Addressing large social problems requires constant innovation and effective scaling. We’ve found that diverse blended finance tools are particularly effective in tackling various social issues. Here we are spotlighting some of our recent projects and key lessons we’ve learned from applying different financing models in education:
Social Success Notes (SSNs) for Affordable Private Schools
In India, affordable private schools serve 30-50% of students but face challenges like poor outcomes and lack of transparency. We piloted a program tying financing to educational outcomes, using Social Success Notes to adjust interest rates based on school performance. The theory of change is that higher quality attracts more students, enabling schools to charge higher fees and creating a self-sustaining cycle of improvement. Approximately 60% of the participating schools met their targets, benefiting 160,000 students.
Development Impact Bonds (DIBs) for Education and Skilling
DIBs link funding to specific outcomes, driving systemic change. Our experience in India has demonstrated that impact bonds are effective in scaling high-performing solutions. For example, our $11m Quality Education India (QEI) DIB has benefitted 200,000 students across Delhi, UP, Gujarat and Maharashtra and the $14.4 million Skill Impact Bond has supported over 24,000 youth (70% women) so far.
DIBs help align impact measurements across funders and often lead to better outcomes than traditional grants by emphasizing strong performance and providing flexible funding linked to outcomes. Our partners have seen 2-4x better performance because they are fully invested in the model, leveraging external support with a specific focus on results.

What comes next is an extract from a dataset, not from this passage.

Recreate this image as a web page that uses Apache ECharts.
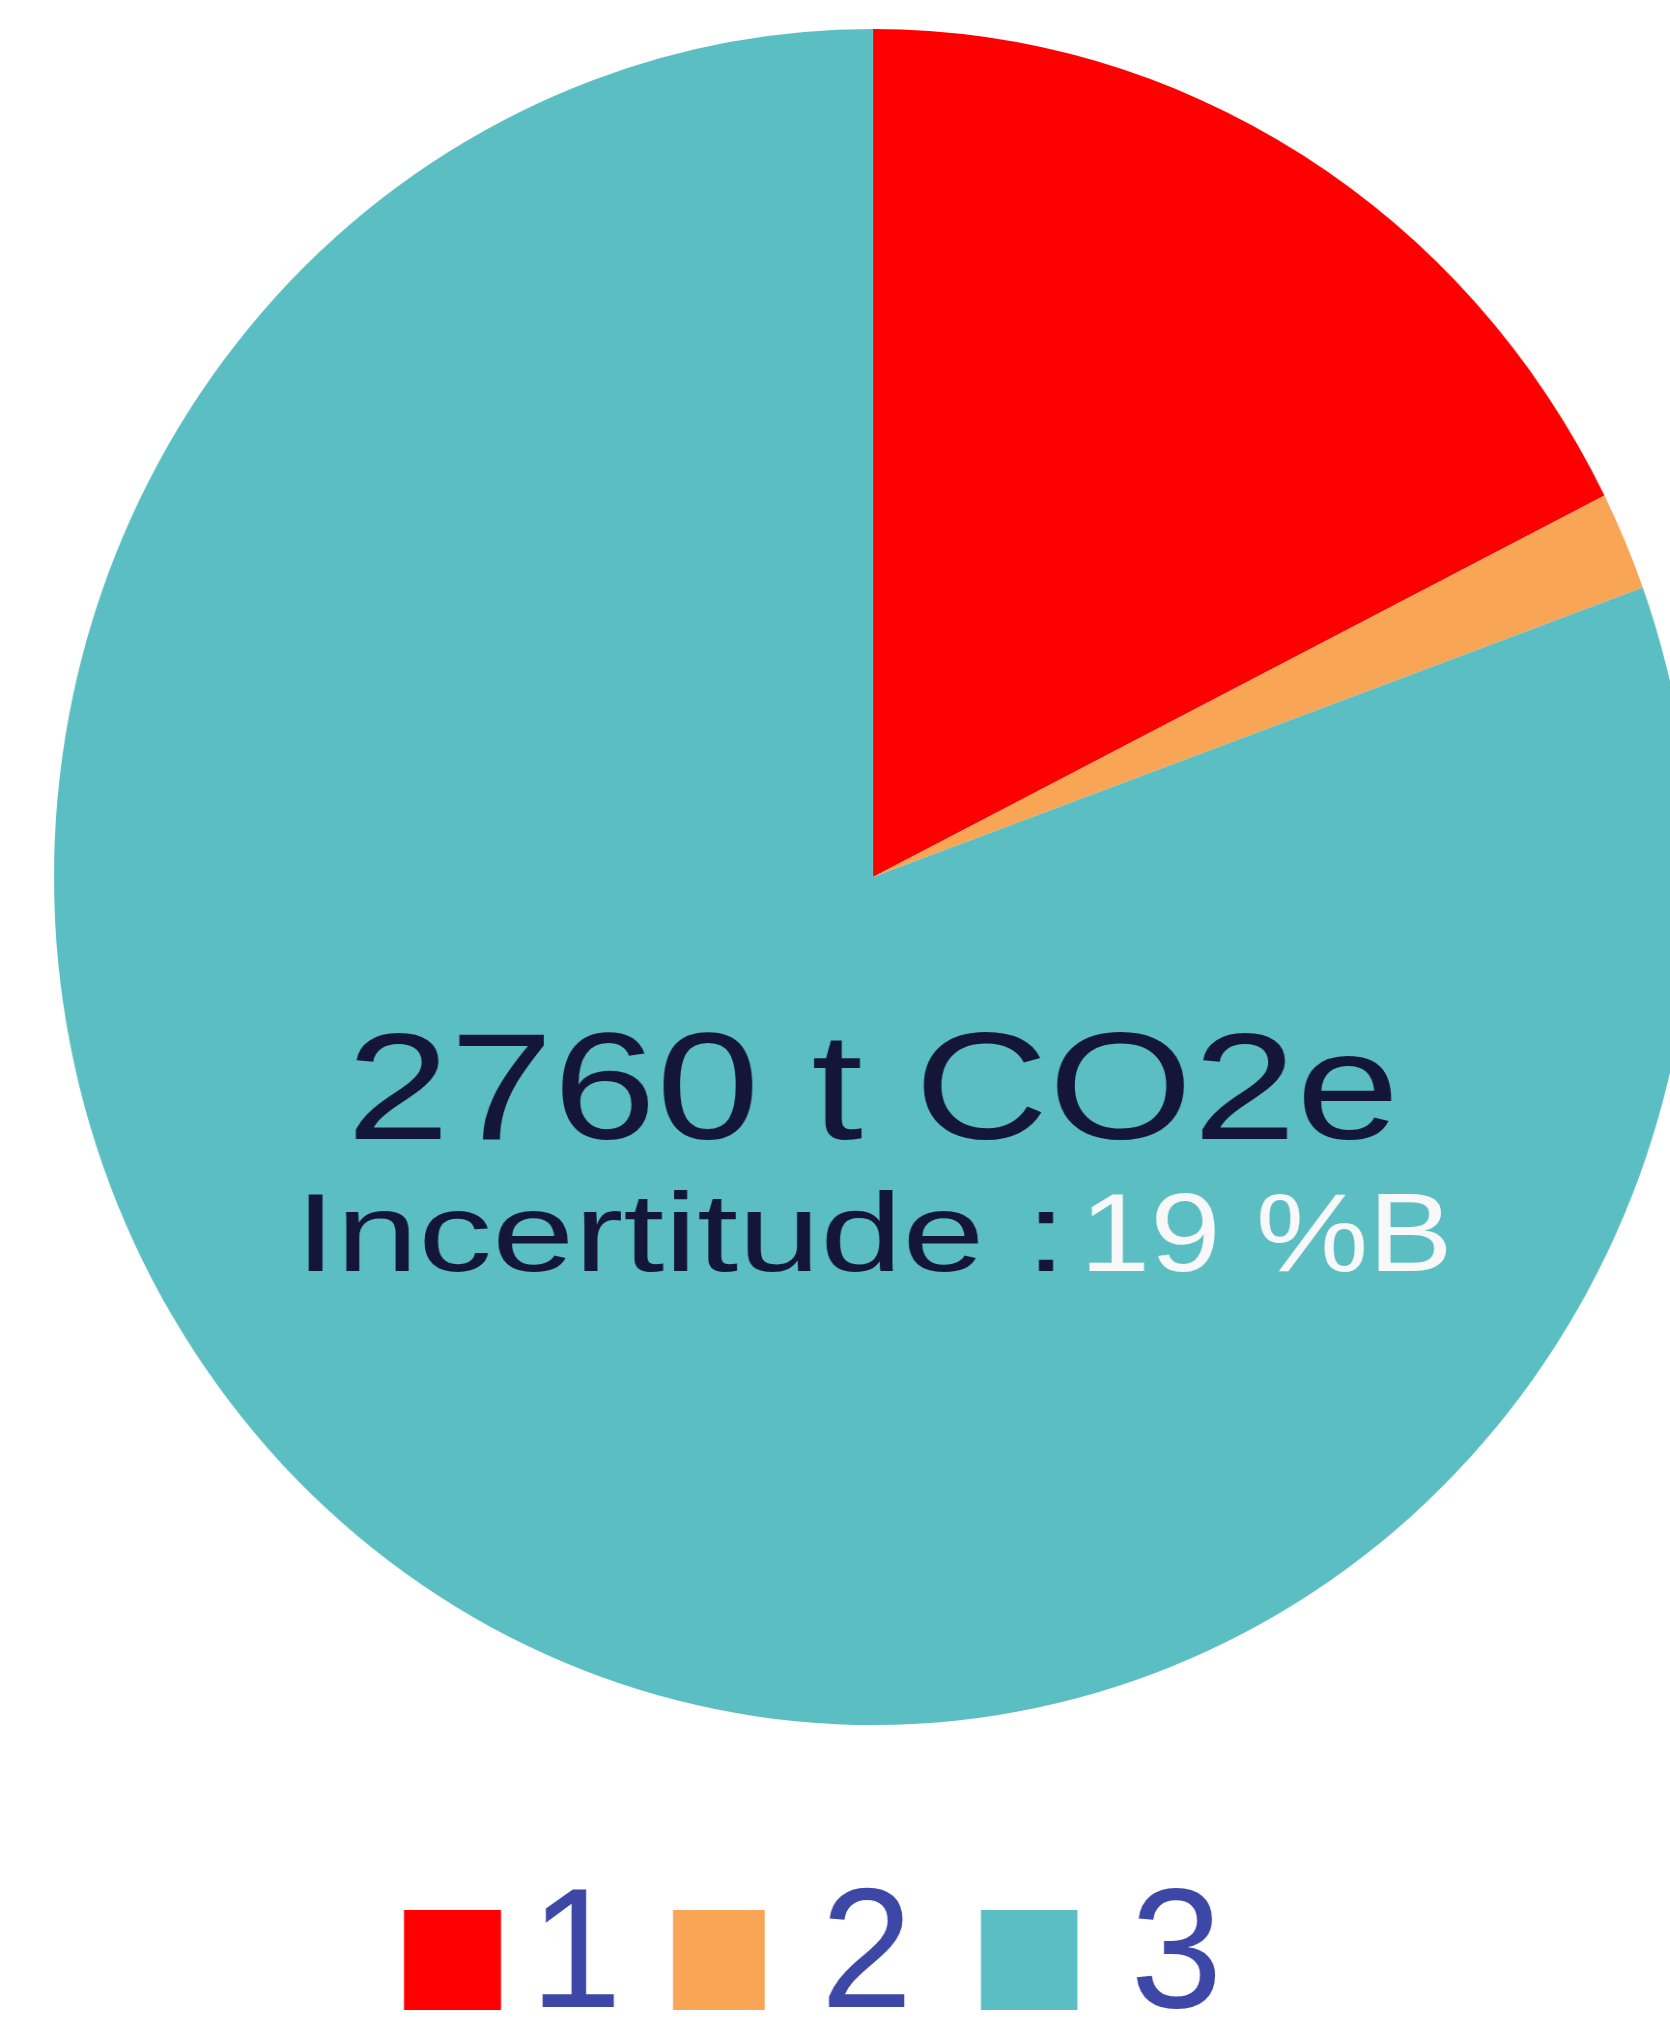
<!DOCTYPE html>
<html>
<head>
<meta charset="utf-8">
<script src="https://cdn.jsdelivr.net/npm/echarts@6/dist/echarts.min.js"></script>
<style>
html,body{margin:0;padding:0;background:#fff;overflow:hidden;width:1670px;height:2021px;}
#chart{width:1729px;height:2021px;transform:scaleX(0.9658);transform-origin:0 0;}
</style>
</head>
<body>
<div id="chart"></div>
<script>
// Data
const categories = ['1', '2', '3'];
const values = [485, 52, 2223];
const colors = ['#ff0000', '#f8a556', '#5bbec3'];
const totalLabel = '2760 t CO2e';
const uncertaintyLabel = 'Incertitude :';
const uncertaintyValue = '19 %B';

const chart = echarts.init(document.getElementById('chart'), null, {renderer: 'canvas'});

const legendLeft = [418.3, 696.8, 1015.7];
const legendIconW = [100.4, 95, 99.8];
const legendPad = [25, 53, 50];

const legends = categories.map((c, i) => ({
  show: true,
  data: [c],
  left: legendLeft[i],
  top: 1874.5,
  padding: 0,
  orient: 'horizontal',
  itemWidth: legendIconW[i],
  itemHeight: 100,
  icon: 'rect',
  selectedMode: false,
  textStyle: {
    color: '#3d47a6',
    fontSize: 171,
    fontFamily: 'Liberation Sans',
    padding: [0, 0, 0, legendPad[i]]
  }
}));

chart.setOption({
  animation: false,
  legend: legends,
  series: [{
    type: 'pie',
    center: [903.9, 877],
    radius: [0, 848],
    startAngle: 90,
    clockwise: true,
    label: {show: false},
    labelLine: {show: false},
    emphasis: {disabled: true},
    itemStyle: {borderWidth: 0, borderRadius: 0},
    data: categories.map((c, i) => ({
      name: c,
      value: values[i],
      itemStyle: {color: colors[i]}
    }))
  }],
  graphic: [
    {
      type: 'text',
      x: 903.9,
      y: 1097,
      z: 100,
      scaleX: 1.265,
      scaleY: 1,
      silent: true,
      style: {
        text: totalLabel,
        x: 0, y: 0,
        font: 'normal 152px "Liberation Sans"',
        fill: '#131636',
        align: 'center',
        verticalAlign: 'middle',
        textAlign: 'center',
        textVerticalAlign: 'middle'
      }
    },
    {
      type: 'text',
      x: 305.5,
      y: 1240,
      z: 100,
      scaleX: 1.365,
      scaleY: 1,
      silent: true,
      style: {
        text: uncertaintyLabel,
        x: 0, y: 0,
        font: 'normal 112px "Liberation Sans"',
        fill: '#131636',
        align: 'left',
        verticalAlign: 'middle',
        textAlign: 'left',
        textVerticalAlign: 'middle'
      }
    },
    {
      type: 'text',
      x: 1118,
      y: 1240,
      z: 100,
      scaleX: 1.17,
      scaleY: 1,
      silent: true,
      style: {
        text: uncertaintyValue,
        x: 0, y: 0,
        font: 'normal 112px "Liberation Sans"',
        fill: '#f8f8f8',
        align: 'left',
        verticalAlign: 'middle',
        textAlign: 'left',
        textVerticalAlign: 'middle'
      }
    }
  ]
});
</script>
</body>
</html>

Returnable Grants (RGs) for Livelihoods
The COVID-19 pandemic highlighted the need for innovative financial solutions. Returnable Grants – grants with a responsibility to repay – allowed funds to be recycled for future use. Samhita’s REVIVE initiative used RGs and had 91% of the participants returning full or part amount (repayment in value terms was 75%). It provided participants not only immediate financial support but also helped in building their credit histories.
Guarantees for Risk Coverage
Guarantees are widely used in blended finance, covering a portion of lenders’ risk and making credit accessible to riskier borrowers. In India, guarantees represent about 40% of the market by value. They work by covering a portion of the risk for lenders, making credit accessible to riskier or new-to-credit borrowers. This approach is particularly effective in supporting nano entrepreneurs and fostering innovative financial structures.
While blended finance tools are effective, they come with challenges:
- Balancing leverage with deployment time: Simpler structures are faster but may offer less leverage.
- Ensuring replicability: High instrument creation costs make replicability crucial, which can be aided by standardizing target-setting approaches.
- Balancing customization costs with outcomes: Complex instruments must balance the costs of customization with the impact achieved.
Blended finance tools, from Social Success Notes to Development Impact Bonds, demonstrate how aligning financial incentives with desired outcomes can amplify impact and pave the way for sustainable solutions across sectors.